Densho Digital Archive
Manzanar National Historic Site Collection
Title: Joyce Okazaki Interview II
Narrator: Joyce Okazaki
Interviewer: Kristen Luetkemeier
Location: Santa Ana, California
Date: December 12, 2013
Densho ID: denshovh-ojoyce-02-0008

<Begin Segment 8>

KL: This is tape two of a December 2, 2013, continuing interview with Joyce Okazaki. And we were talking some about your elementary school attendance in Manzanar, and since your mother was a teacher, I was curious to hear if you know what her take on education in Manzanar was. Did she ever make comparisons between education in Manzanar and Los Angeles?

JO: She never did, or I wasn't aware of it. She didn't have a credential, so she was given a provisional by Dr. Carter so that she could teach. Apparently, that first month of the school year, the teacher that was hired to do the PE looked at the classes and quit, so that they, Dr. Carter had to have somebody else, and she took my mother and gave her a provisional and had her teach. My mother was really very strict with the health classes. She gave tests and she really gave hard tests. Her sister was in her PE class, gave her a B. She didn't even get an A. But Mary Nomura got an A, Mary Kageyama, who was also in her class, and she got an A, because she was very good at drawing, that's what she told me. She was able to draw the insides, the heart and the stomach and all of that.

KL: What did your mom teach, what grades?

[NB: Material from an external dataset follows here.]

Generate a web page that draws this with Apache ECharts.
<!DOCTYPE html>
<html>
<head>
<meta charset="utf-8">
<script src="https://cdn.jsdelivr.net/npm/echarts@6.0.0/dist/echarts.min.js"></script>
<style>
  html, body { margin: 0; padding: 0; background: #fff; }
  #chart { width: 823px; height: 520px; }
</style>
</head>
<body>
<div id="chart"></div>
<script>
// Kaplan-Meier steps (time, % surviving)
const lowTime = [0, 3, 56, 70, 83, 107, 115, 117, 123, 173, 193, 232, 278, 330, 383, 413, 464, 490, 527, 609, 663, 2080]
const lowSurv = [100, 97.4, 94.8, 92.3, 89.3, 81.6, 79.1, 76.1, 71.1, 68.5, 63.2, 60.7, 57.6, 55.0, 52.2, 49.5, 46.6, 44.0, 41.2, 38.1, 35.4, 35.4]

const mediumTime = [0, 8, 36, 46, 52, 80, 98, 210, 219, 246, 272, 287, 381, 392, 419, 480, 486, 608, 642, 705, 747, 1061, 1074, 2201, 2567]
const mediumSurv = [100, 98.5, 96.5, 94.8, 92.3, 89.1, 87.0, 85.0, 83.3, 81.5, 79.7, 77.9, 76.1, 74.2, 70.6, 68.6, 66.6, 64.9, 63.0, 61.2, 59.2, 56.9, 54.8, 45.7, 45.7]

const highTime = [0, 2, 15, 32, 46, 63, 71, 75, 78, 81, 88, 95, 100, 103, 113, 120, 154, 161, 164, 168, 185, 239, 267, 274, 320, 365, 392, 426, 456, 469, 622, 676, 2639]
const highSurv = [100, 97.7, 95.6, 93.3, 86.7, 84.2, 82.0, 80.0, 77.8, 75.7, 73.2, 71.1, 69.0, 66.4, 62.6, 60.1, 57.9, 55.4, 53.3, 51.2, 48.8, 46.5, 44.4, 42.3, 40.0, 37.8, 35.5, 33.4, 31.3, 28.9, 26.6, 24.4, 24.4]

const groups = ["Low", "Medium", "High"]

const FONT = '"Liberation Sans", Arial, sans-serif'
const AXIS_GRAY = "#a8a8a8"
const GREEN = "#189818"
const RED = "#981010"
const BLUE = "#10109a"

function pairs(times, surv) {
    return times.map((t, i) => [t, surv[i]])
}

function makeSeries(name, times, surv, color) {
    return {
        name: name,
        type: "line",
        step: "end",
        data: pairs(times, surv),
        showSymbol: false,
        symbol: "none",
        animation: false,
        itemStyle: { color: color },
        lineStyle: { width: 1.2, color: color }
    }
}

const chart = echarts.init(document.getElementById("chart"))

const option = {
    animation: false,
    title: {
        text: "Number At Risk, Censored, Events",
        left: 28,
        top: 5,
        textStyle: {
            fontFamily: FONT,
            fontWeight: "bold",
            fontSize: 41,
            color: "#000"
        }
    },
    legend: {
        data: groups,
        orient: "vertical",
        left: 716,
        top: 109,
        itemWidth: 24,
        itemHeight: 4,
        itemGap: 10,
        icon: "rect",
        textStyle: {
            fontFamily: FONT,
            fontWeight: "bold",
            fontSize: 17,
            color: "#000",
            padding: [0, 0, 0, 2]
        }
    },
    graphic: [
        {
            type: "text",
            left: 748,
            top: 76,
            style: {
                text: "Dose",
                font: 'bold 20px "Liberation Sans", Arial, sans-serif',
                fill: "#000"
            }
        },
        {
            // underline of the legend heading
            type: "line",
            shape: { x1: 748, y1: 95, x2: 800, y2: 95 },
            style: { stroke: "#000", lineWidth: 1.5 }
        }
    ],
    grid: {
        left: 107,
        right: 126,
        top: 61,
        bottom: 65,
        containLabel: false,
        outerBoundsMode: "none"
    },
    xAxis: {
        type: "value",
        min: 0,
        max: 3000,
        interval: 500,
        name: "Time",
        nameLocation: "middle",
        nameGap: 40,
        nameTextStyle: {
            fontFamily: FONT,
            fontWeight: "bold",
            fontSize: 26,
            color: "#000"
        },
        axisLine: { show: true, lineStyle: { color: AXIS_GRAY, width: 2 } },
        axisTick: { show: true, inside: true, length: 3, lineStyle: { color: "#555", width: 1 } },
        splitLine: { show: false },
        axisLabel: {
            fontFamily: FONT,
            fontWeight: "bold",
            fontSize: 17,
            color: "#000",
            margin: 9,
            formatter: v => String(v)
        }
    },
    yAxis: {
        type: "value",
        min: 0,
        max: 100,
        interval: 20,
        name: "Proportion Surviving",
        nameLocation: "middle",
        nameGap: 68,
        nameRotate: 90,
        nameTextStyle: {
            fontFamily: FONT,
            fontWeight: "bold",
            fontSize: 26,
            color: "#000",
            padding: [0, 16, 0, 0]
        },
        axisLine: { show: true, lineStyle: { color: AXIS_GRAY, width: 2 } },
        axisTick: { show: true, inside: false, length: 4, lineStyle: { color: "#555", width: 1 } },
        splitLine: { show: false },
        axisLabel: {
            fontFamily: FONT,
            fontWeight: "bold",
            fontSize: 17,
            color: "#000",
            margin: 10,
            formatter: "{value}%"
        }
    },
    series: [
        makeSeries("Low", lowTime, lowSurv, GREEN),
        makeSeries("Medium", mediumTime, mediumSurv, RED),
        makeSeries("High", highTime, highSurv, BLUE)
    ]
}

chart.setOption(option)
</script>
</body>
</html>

JO: She taught from seventh grade to senior year in high school, twelfth grade, both boys and girls. I don't know exactly how many students she had all together.

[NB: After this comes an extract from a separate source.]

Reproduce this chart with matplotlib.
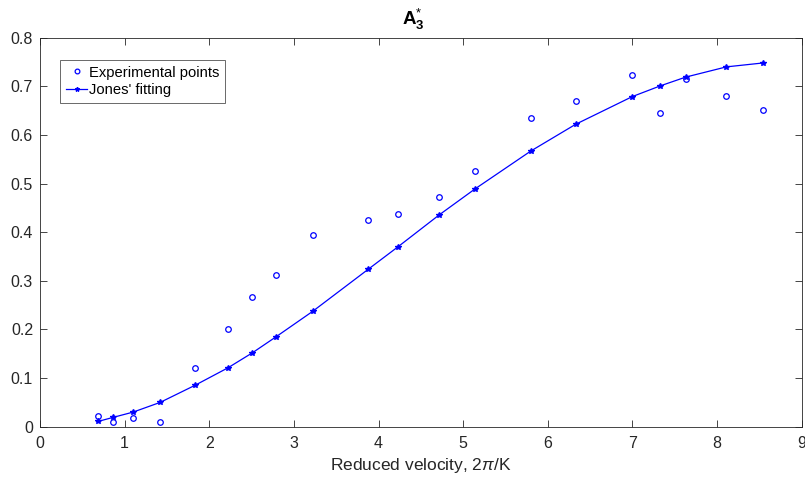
import matplotlib
matplotlib.use("Agg")
import matplotlib.pyplot as plt

plt.rcParams['font.family'] = ['Liberation Sans', 'DejaVu Sans']
plt.rcParams['mathtext.fontset'] = 'custom'
plt.rcParams['mathtext.rm'] = 'Liberation Sans'
plt.rcParams['mathtext.it'] = 'Liberation Sans:italic'
plt.rcParams['mathtext.bf'] = 'Liberation Sans:bold'

# Reduced velocity values
reduced_velocity = [0.69, 0.86, 1.10, 1.42, 1.83, 2.22, 2.51, 2.79, 3.22, 3.88,
                    4.23, 4.72, 5.14, 5.80, 6.33, 7.00, 7.33, 7.63, 8.11, 8.54]
# Measured A3* values
experimental = [0.021, 0.010, 0.018, 0.010, 0.120, 0.200, 0.266, 0.313, 0.394, 0.425,
                0.437, 0.472, 0.526, 0.634, 0.669, 0.723, 0.646, 0.715, 0.680, 0.652]
# Jones' fitted curve
jones_fit = [0.011, 0.019, 0.030, 0.050, 0.085, 0.121, 0.152, 0.185, 0.237, 0.324,
             0.370, 0.436, 0.489, 0.567, 0.622, 0.679, 0.701, 0.719, 0.740, 0.748]

x_ticks = [0, 1, 2, 3, 4, 5, 6, 7, 8, 9]
y_ticks = [0, 0.1, 0.2, 0.3, 0.4, 0.5, 0.6, 0.7, 0.8]

fig = plt.figure(figsize=(8.05, 4.83), dpi=100)
ax = fig.add_axes([40 / 805, 1 - 426.7 / 483, (801.7 - 40) / 805, (426.7 - 37.7) / 483])

blue = (0, 0, 1)
ax.plot(reduced_velocity, experimental, linestyle='none', marker='o', markersize=4,
        markerfacecolor='none', markeredgecolor=blue, markeredgewidth=0.9,
        label='Experimental points')
ax.plot(reduced_velocity, jones_fit, color=blue, linewidth=0.9, marker='*',
        markersize=3.8, label="Jones' fitting")

ax.set_xlim(0, 9)
ax.set_ylim(0, 0.8)
ax.set_xticks(x_ticks)
ax.set_yticks(y_ticks)
ax.set_xticklabels([str(v) for v in x_ticks])
ax.set_yticklabels(['0'] + [f'{v:.1f}' for v in y_ticks[1:]])

axis_color = (0.15, 0.15, 0.15)
for spine in ax.spines.values():
    spine.set_color(axis_color)
    spine.set_linewidth(0.6)
ax.tick_params(direction='in', length=5, width=0.6, colors=axis_color,
               labelsize=11.5, top=True, right=True)
ax.tick_params(axis='x', pad=7)
ax.tick_params(axis='y', pad=5)

ax.set_xlabel('Reduced velocity, 2$\\pi$/K', fontsize=12.5, color=axis_color, labelpad=3)
ax.set_title(r'$\mathbf{A}_\mathbf{3}^{*}$', fontsize=13.5, pad=9, x=0.49)

leg = ax.legend(loc='upper left', bbox_to_anchor=(20 / 761.7, 1 - 22 / 389), fontsize=10.6,
                frameon=True, fancybox=False, borderpad=0.4, handlelength=1.45,
                handletextpad=0.1, labelspacing=0.25, borderaxespad=0, markerscale=0.85)
leg.get_frame().set_edgecolor(axis_color)
leg.get_frame().set_linewidth(0.6)

fig.savefig('out.png', dpi=100)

KL: Did she teach both years you were there?

JO: Yes, she taught both years. I looked at the records that Manzanar had of her, and it doesn't show that she taught for two years, but she did. She taught from 1942 to '44.

KL: What did she think of it? Was it what she expected?

JO: Yeah, I think because she didn't have any other experience other than student teaching, she did her student teaching, but she was not able to... no, she didn't get the job as a student teacher that you have to have for one year because they wouldn't hire her.

KL: You said she did kind of a practicum or something, I think, through her program, through the degree program, but couldn't student teach until Manzanar.

JO: Yeah. Well, I think the... while you're in school, they assign you to a certain class, and then she taught at Foshay, but it was the eight or ten weeks or two months or whatever. But then when you have to teach for a year before you could get your credential, she couldn't do that.

KL: You mentioned that your mom took sewing classes. I was curious if you took any classes other than academic ones at the school, like did you ever take any dance or violin?

JO: Well, I remember taking ballet class, but I didn't go for very long, and I don't know why. I remember signing up for ballet lessons and taking them maybe two, three times, but maybe a teacher said I was... I don't know. But anyway, that didn't continue. And the other thing I took was piano lessons. The piano was like a board with painted keys, and I don't think I liked it, so I didn't continue that.

KL: Yeah, that would be kind of unsatisfying.

JO: Yeah.

KL: Where were those classes held?

JO: Oh, in some other block far away. I remember having to walk, so it could have been, you know, across the firebreak.

KL: Was it in someone's barrack apartment or the rec. hall?

JO: No, I think the rec. hall. I think it was the rec. hall.

KL: Do you remember the ballet teacher's name?

JO: No. I don't remember any of those teachers' names.

KL: Were you part of a church congregation in Manzanar?

JO: I had to go to the Christian church Sunday school, reluctantly.

KL: What do you remember about that, except that you would rather have been elsewhere?

JO: Reluctantly. We did not like it, I guess, I don't know. It was not one of the things I was enthused about doing, I don't know why. There was nothing else to do, you know, but I just didn't like going there. And I think that was in Block 5. But I know Block 5 had my fifth grade class, so I don't know where they had the Christian church.

KL: You said your fifth grade class was in Block 5?

JO: Uh-huh, I think so, but I don't know where the third grade class was. I have no idea.